Riant sans même se douter
De la mort dans le lit du temps
Écoulant les ans et comptant

Toutes les vies à écourter

Un heureux concours de circonstances

C’est l’histoire d’une maison de sgiò qui a brûlé il y a bien longtemps, sur la partie haute de Chiatra Landana. Les planchers et le toit se sont effondrés et la pluie a entamé son lent travail de destruction. 
Depuis des décennies, les Chiatrais s’étaient habitués à voir cette demeure se lézarder, perdre des pierres et se fendiller. L’inexorable arrêté de péril semblait la guetter et la municipalité du village avait acquis cette maison dans le but de protéger les maisons voisines.

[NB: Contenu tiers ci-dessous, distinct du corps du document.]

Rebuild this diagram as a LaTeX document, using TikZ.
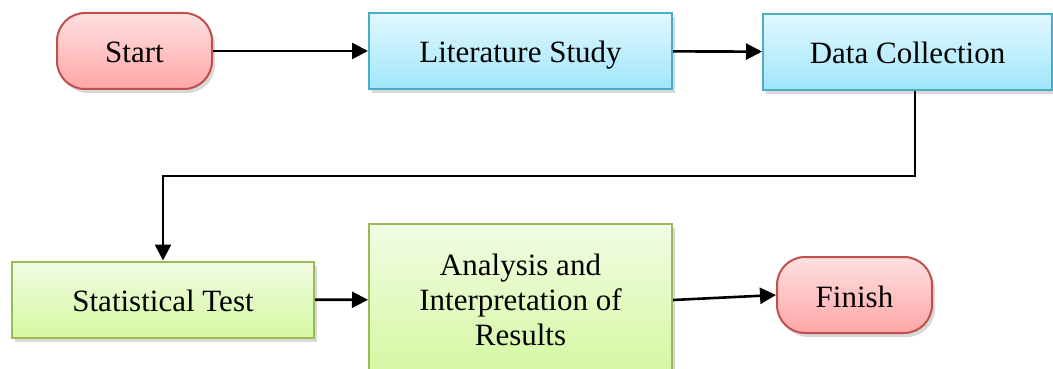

Mais, l’architecte appelé sur les lieux signala qu’on pouvait sauvegarder un niveau. Dès lors, le conseil municipal projeta de faire une salle d’exposition et un belvédère, et il y parvint avec l’aide du Département, de la Région de l’État et de l’Union Européenne. C’est ce bâtiment qui a été inauguré ce 25 août 2013, en présence d’élus locaux et de l’ensemble des Chiatrais.

C’est l’histoire d’une autre maison, à une centaine de mètres. On y trouva des plaques de verre dans le grenier et, de façon avisée, Roch Lastrajoli récupéra ce trésor patrimonial. 
Il s’agissait ni plus ni moins des plaques photographiques en verre des frères Lumière que Dominique Valeani, né sous le Second Empire et décédé en 1944, plus connu sous le nom de sgiò Dumè, avait accumulé, satisfaisant sa passion pour ce procédé qui permettait de tirer
Par bonheur, un des amis d’enfance de Roch, Jean-Noël Massoni, Chiatrais lui aussi, savait comment scanner les plaques exploitables et en faire des clichés sur papier. 
Il y a moins de vingt ans, Roch et Jean-Noël songeaient à faire une expo des photos, mais il manquait un lieu permettant de le faire.


C’est ainsi que par un double miracle, Chiatra a pu sauvegarder plus de 200 photos s’étalant de 1891 à 1944 qui montrent le village, ses habitants, les lieux, l’arrivée des nouvelles techniques, et que ce trésor peut être exposé dans une demeure qu’on croyait perdue.